Requirement - Keep only those lines of the records that include the string "diagram".

Record excerpts -
◇ ◇ ◇ ◇

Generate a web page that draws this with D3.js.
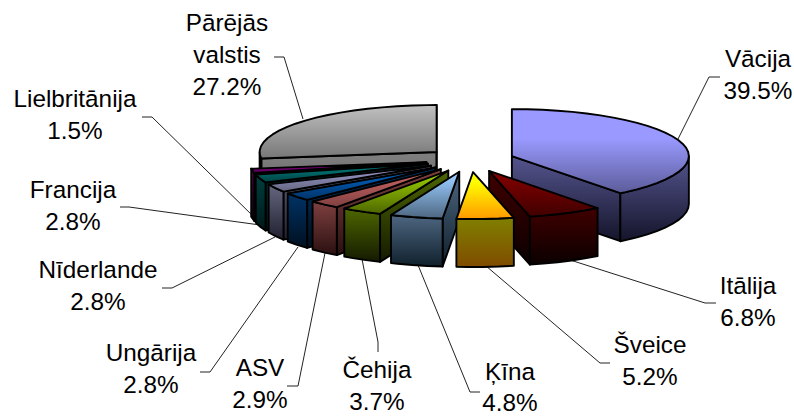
<!DOCTYPE html>
<html>
<head>
<meta charset="utf-8">
<script src="https://cdn.jsdelivr.net/npm/d3@7"></script>
<style>
  html, body { margin: 0; padding: 0; background: #fff; }
  svg { display: block; }
  text { font-family: "Liberation Sans", Arial, sans-serif; font-size: 24.3px; fill: #000; }
</style>
</head>
<body>
<div id="chart"></div>
<script>
var countries = ["Vācija", "Itālija", "Šveice", "Ķīna", "Čehija", "ASV", "Ungārija", "Nīderlande", "Francija", "Lielbritānija", "Pārējās valstis"];
var shares = [39.5, 6.8, 5.2, 4.8, 3.7, 2.9, 2.8, 2.8, 2.8, 1.5, 27.2];

// face colours: top face light -> dark, then side light -> dark
var topLight  = ["#9999ff", "#800000", "#ffff00", "#99ccff", "#99cc00", "#cc6666", "#0066cc", "#9999cc", "#008080", "#990099", "#bdbdbd"];
var topDark   = ["#5c5c99", "#400000", "#ff9900", "#4d6680", "#4d6600", "#804040", "#003366", "#666680", "#004040", "#4d004d", "#777777"];
var topHold   = [0.35, 0.1, 0.2, 0.1, 0.1, 0.1, 0.1, 0.1, 0.1, 0.1, 0.05];
var sideLight = ["#55558f", "#400000", "#808000", "#4d6680", "#4d6600", "#804040", "#003366", "#666680", "#004040", "#4d004d", "#808080"];
var sideDark  = ["#14142a", "#0a0000", "#804c00", "#10202c", "#141a00", "#2a1010", "#001020", "#202030", "#001818", "#100010", "#606060"];

// label layout, same order as countries
var labelX = [758, 748, 650, 510, 377, 260, 151, 98, 73, 75, 227];
var labelY = [67, 294, 353, 380, 378, 376, 361, 278, 198, 107, 31];
var rowGap = [32, 32, 32, 31, 32, 32, 32, 32, 32, 32, 32];
var leaders = [
    [[678, 139], [709, 77], [720, 77]],
    [[567, 259], [705, 303], [716, 303]],
    [[486, 266], [600, 363], [610, 363]],
    [[418, 265], [470, 392], [480, 392]],
    [[362, 259], [378, 342], [378, 352]],
    [[325, 253], [298, 386], [287, 386]],
    [[298, 247], [210, 372], [200, 372]],
    [[275, 237], [172, 288], [162, 288]],
    [[260, 225], [129, 207], [120, 207]],
    [[255, 218], [152, 117], [142, 117]],
    [[303, 119], [284, 57], [274, 57]]
];

var width = 794;
var height = 417;
var depth = 48;
var blowX = 0.25;
var blowY = 0.257;
var arcStep = Math.PI / 36;

var svg = d3.select("#chart").append("svg")
    .attr("width", width)
    .attr("height", height);

// unit circle to screen, flattened
var x_scale = d3.scaleLinear().domain([-1, 1]).range([293, 647]);
var y_scale = d3.scaleLinear().domain([-1, 1]).range([113, 207]);

var pie = d3.pie().sort(null).value(function(d) { return d; });
var slices = pie(shares).map(function(s, i) {
    s.i = i;
    s.mid = (s.startAngle + s.endAngle) / 2;
    s.ox = Math.sin(s.mid) * blowX;
    s.oy = -Math.cos(s.mid) * blowY;
    return s;
});

function point(s, a, drop) {
    return [x_scale(s.ox + Math.sin(a)), y_scale(s.oy - Math.cos(a)) + drop];
}
function apex(s, drop) {
    return [x_scale(s.ox), y_scale(s.oy) + drop];
}
function arcAngles(a0, a1) {
    var list = d3.range(a0, a1, arcStep);
    list.push(a1);
    return list;
}

var line = d3.line().curve(d3.curveLinearClosed);

var defs = svg.append("defs");
function gradient(id, stops) {
    var g = defs.append("linearGradient").attr("id", id)
        .attr("x1", 0).attr("y1", 0).attr("x2", 0).attr("y2", 1);
    stops.forEach(function(st) {
        g.append("stop").attr("offset", st[0]).attr("stop-color", st[1]);
    });
}
countries.forEach(function(c, i) {
    gradient("top" + i, [[0, topLight[i]], [topHold[i], topLight[i]], [1, topDark[i]]]);
    gradient("side" + i, [[0, sideLight[i]], [1, sideDark[i]]]);
});

// leader lines
svg.append("g").selectAll("path")
    .data(leaders)
    .enter().append("path")
    .attr("d", d3.line())
    .attr("fill", "none")
    .attr("stroke", "#222")
    .attr("stroke-width", 1);

function face(g, pts, fillId) {
    g.append("path")
        .attr("d", line(pts))
        .attr("fill", "url(#" + fillId + ")")
        .attr("stroke", "#000")
        .attr("stroke-width", 1.9)
        .attr("stroke-linejoin", "round");
}

// back slices first
var order = slices.slice().sort(function(a, b) {
    return d3.descending(Math.cos(a.mid), Math.cos(b.mid));
});

var pieGroup = svg.append("g");
order.forEach(function(s) {
    var g = pieGroup.append("g").attr("class", "slice");

    // cut faces
    [s.startAngle, s.endAngle].forEach(function(a, k) {
        var visible = k === 0 ? Math.sin(a) < 0 : Math.sin(a) > 0;
        if (!visible) return;
        face(g, [apex(s, 0), point(s, a, 0), point(s, a, depth), apex(s, depth)], "side" + s.i);
    });

    // outer wall, only the part that faces us
    var a0 = Math.max(s.startAngle, Math.PI / 2);
    var a1 = Math.min(s.endAngle, 3 * Math.PI / 2);
    if (a1 > a0) {
        var angles = arcAngles(a0, a1);
        var wall = angles.map(function(a) { return point(s, a, 0); })
            .concat(angles.slice().reverse().map(function(a) { return point(s, a, depth); }));
        face(g, wall, "side" + s.i);
    }

    // top face
    var rim = arcAngles(s.startAngle, s.endAngle).map(function(a) { return point(s, a, 0); });
    face(g, [apex(s, 0)].concat(rim), "top" + s.i);
});

// labels
var labels = svg.append("g").selectAll("text")
    .data(countries)
    .enter().append("text")
    .attr("text-anchor", "middle")
    .attr("x", function(d, i) { return labelX[i]; })
    .attr("y", function(d, i) { return labelY[i]; });

labels.each(function(d, i) {
    var rows = d.split(" ").concat([shares[i].toFixed(1) + "%"]);
    d3.select(this).selectAll("tspan")
        .data(rows)
        .enter().append("tspan")
        .attr("x", labelX[i])
        .attr("dy", function(r, k) { return k === 0 ? 0 : rowGap[i]; })
        .text(function(r) { return r; });
});
</script>
</body>
</html>
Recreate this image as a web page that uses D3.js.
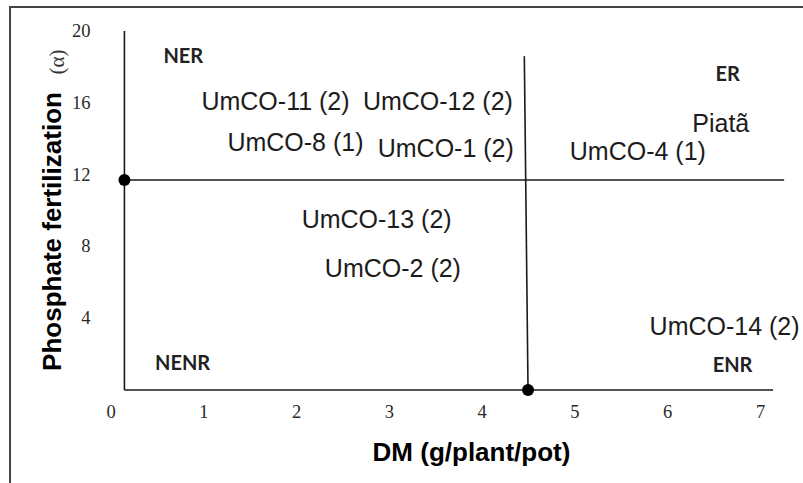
<!DOCTYPE html>
<html>
<head>
<meta charset="utf-8">
<script src="https://cdn.jsdelivr.net/npm/d3@7/dist/d3.min.js"></script>
<style>
  html, body { margin: 0; padding: 0; background: #fff; }
  svg { display: block; }
  .tick text { font-family: "Liberation Serif", "Times New Roman", serif; font-size: 18.5px; fill: #2a2a2a; }
  .lbl { font-family: "Liberation Sans", Arial, sans-serif; font-size: 25px; fill: #1c1c1c; }
  .quad { font-family: Lato, "Open Sans", sans-serif; font-weight: 700; font-size: 20px; fill: #222; }
  .title { font-family: "Liberation Sans", Arial, sans-serif; font-weight: 700; font-size: 26px; fill: #000; }
</style>
</head>
<body>
<div id="chart"></div>
<script>
// data: genotype labels (anchored at text start / baseline, in axis units)
const genotypes = ['UmCO-11 (2)', 'UmCO-12 (2)', 'UmCO-8 (1)', 'UmCO-1 (2)', 'UmCO-4 (1)', 'Piatã', 'UmCO-13 (2)', 'UmCO-2 (2)', 'UmCO-14 (2)'];
const dmValues = [0.98, 2.72, 1.26, 2.88, 4.95, 6.27, 2.06, 2.31, 5.81];
const pValues = [15.6, 15.6, 13.3, 13.0, 12.8, 14.4, 9.0, 6.3, 3.05];

// quadrant labels
const quadrants = ['NER', 'ER', 'NENR', 'ENR'];
const quadX = [0.57, 6.52, 0.48, 6.49];
const quadY = [18.2, 17.2, 1.1, 1.0];

// ticks
const xTicks = [0, 1, 2, 3, 4, 5, 6, 7];
const yTicks = [4, 8, 12, 16, 20];

// averages splitting the quadrants
const meanDM = 4.5;
const meanP = 11.7;
const axisStart = 0.15;

const W = 803,
      H = 483;

const margins = { top: 31, left: 110.5 };
const width = 649.5,
      height = 359;

const x = d3.scaleLinear().domain([0, 7]).range([0, width]);
const y = d3.scaleLinear().domain([0, 20]).range([height, 0]);

const svg = d3.select('#chart').append('svg')
  .attr('width', W)
  .attr('height', H);

// outer frame
svg.append('rect')
  .attr('x', 10).attr('y', 7)
  .attr('width', W + 20).attr('height', H + 20)
  .attr('fill', 'none')
  .attr('stroke', '#444')
  .attr('stroke-width', 2);

const g = svg.append('g')
  .attr('transform', `translate(${margins.left}, ${margins.top})`);

// axes (labels only, lines drawn separately)
const xAxis = d3.axisBottom(x).tickValues(xTicks).tickSize(0).tickPadding(15).tickFormat(d3.format('d'));
const yAxis = d3.axisLeft(y).tickValues(yTicks).tickSize(0).tickPadding(34).tickFormat(d3.format('d'));

g.append('g')
  .attr('transform', `translate(0, ${y(0)})`)
  .call(xAxis)
  .call(s => s.select('.domain').remove());

g.append('g')
  .attr('transform', `translate(${x(axisStart)}, 0)`)
  .call(yAxis)
  .call(s => s.select('.domain').remove())
  .call(s => s.selectAll('.tick text').attr('dy', '0.3em'));

const lineStyle = sel => sel.attr('stroke', '#1a1a1a').attr('stroke-width', 1.6).attr('fill', 'none');

// left and bottom axis lines
g.append('line')
  .attr('x1', x(axisStart)).attr('x2', x(axisStart))
  .attr('y1', y(20)).attr('y2', y(0))
  .call(lineStyle);

g.append('line')
  .attr('x1', x(axisStart)).attr('x2', x(7.14))
  .attr('y1', y(0)).attr('y2', y(0))
  .call(lineStyle);

// mean lines
g.append('line')
  .attr('x1', x(axisStart)).attr('x2', x(7.26))
  .attr('y1', y(meanP)).attr('y2', y(meanP))
  .call(lineStyle);

g.append('line')
  .attr('x1', x(meanDM - 0.04)).attr('x2', x(meanDM))
  .attr('y1', y(18.6)).attr('y2', y(0))
  .call(lineStyle);

// dots where mean lines meet axes
g.selectAll('.dot')
  .data([[axisStart, meanP], [meanDM, 0]])
  .enter()
  .append('circle')
  .classed('dot', true)
  .attr('cx', d => x(d[0]))
  .attr('cy', d => y(d[1]))
  .attr('r', 6)
  .attr('fill', '#000');

// quadrant labels
g.selectAll('.quad')
  .data(quadrants)
  .enter()
  .append('text')
  .classed('quad', true)
  .attr('x', (d, i) => x(quadX[i]))
  .attr('y', (d, i) => y(quadY[i]))
  .text(d => d);

// genotype labels
g.selectAll('.lbl')
  .data(genotypes)
  .enter()
  .append('text')
  .classed('lbl', true)
  .attr('x', (d, i) => x(dmValues[i]))
  .attr('y', (d, i) => y(pValues[i]))
  .text(d => d);

// axis titles
svg.append('text')
  .classed('title', true)
  .attr('x', 471.5)
  .attr('y', 461)
  .attr('text-anchor', 'middle')
  .text('DM (g/plant/pot)');

svg.append('text')
  .classed('title', true)
  .attr('transform', 'translate(61, 231.5) rotate(-90)')
  .attr('text-anchor', 'middle')
  .text('Phosphate fertilization');

svg.append('text')
  .attr('transform', 'translate(64, 62) rotate(-90)')
  .attr('text-anchor', 'middle')
  .attr('font-family', '"Liberation Serif", serif')
  .attr('font-size', 21)
  .attr('fill', '#333')
  .text('(α)');
</script>
</body>
</html>
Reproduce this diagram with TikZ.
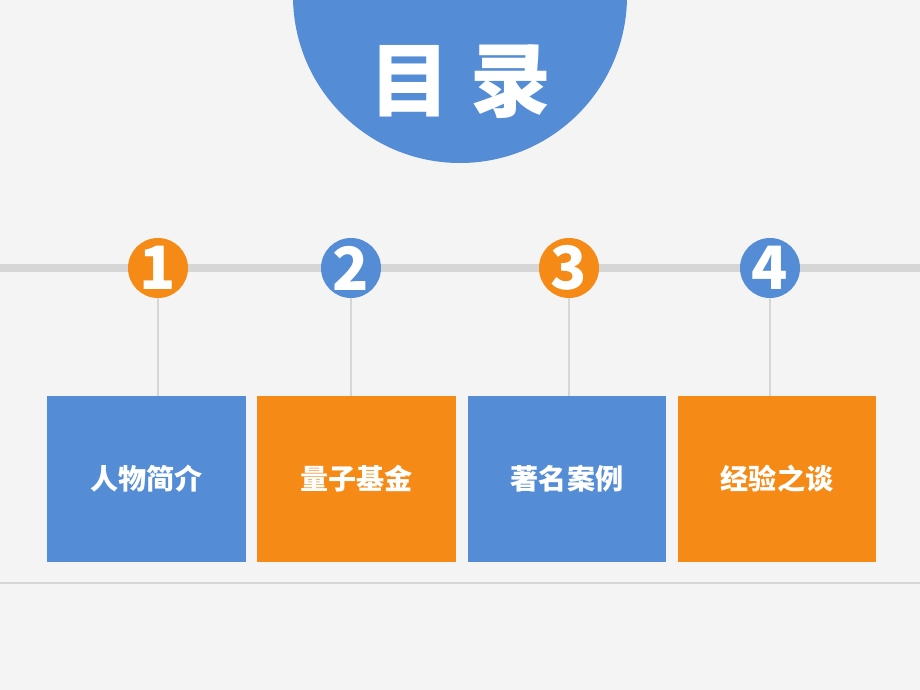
\documentclass[tikz,border=0pt]{standalone}
\usepackage{fontspec}
\newfontfamily\cjk{Noto Sans CJK SC}
\definecolor{bluec}{HTML}{548DD6}
\definecolor{orangec}{HTML}{F58A17}
\definecolor{bgc}{HTML}{F4F4F4}
\definecolor{linec}{HTML}{D6D6D6}
\tikzset{
  numdot/.style={circle, minimum size=1.2cm, inner sep=0pt, text=white, font=\cjk\bfseries\fontsize{34}{34}\selectfont},
  itembox/.style={minimum width=3.98cm, minimum height=3.32cm, inner sep=0pt, text=white, font=\cjk\bfseries\fontsize{16}{16}\selectfont}
}
\begin{document}
\begin{tikzpicture}[x=0.02cm, y=-0.02cm]
            \fill [bgc] (0, 0) rectangle (920, 690);
            \clip (0, 0) rectangle (920, 690);
            \fill [bluec] (460, -4) circle (167);
            \node [text=white, font=\cjk\bfseries\fontsize{46}{46}\selectfont] (title) at (460, 82) {目\hspace{0.25em}录};
            \draw [linec, line width=5pt] (0, 268) -- (920, 268);
            \draw [linec, line width=1pt] (0, 583) -- (920, 583);
            \foreach \i/\x/\c/\bx/\t in {1/158/orangec/146.5/人物简介, 2/351/bluec/356.5/量子基金, 3/569/orangec/567/著名案例, 4/770/bluec/777/经验之谈} {
              \ifodd\i \def\bc{bluec}\else \def\bc{orangec}\fi
              \node [itembox, fill=\bc] (box\i) at (\bx, 479) {\t};
              \coordinate (top\i) at (\x, 396);
              \node [numdot, fill=\c] (num\i) at (\x, 268) {\i};
              \draw [linec, line width=1.5pt] (num\i) -- (top\i);
            }
\end{tikzpicture}
\end{document}
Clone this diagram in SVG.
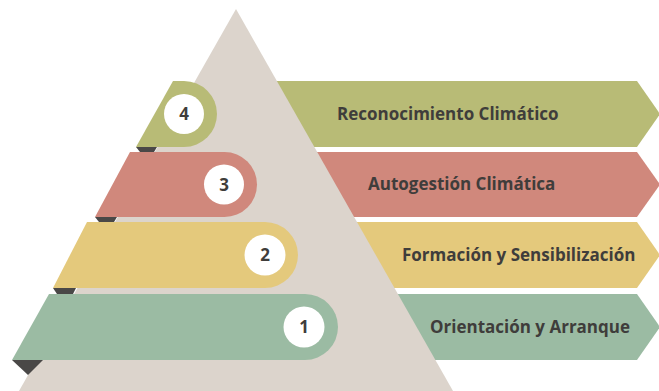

◇ ◇ ◇ ◇

The response -
Reproduce this diagram with TikZ.
Clone this diagram in SVG.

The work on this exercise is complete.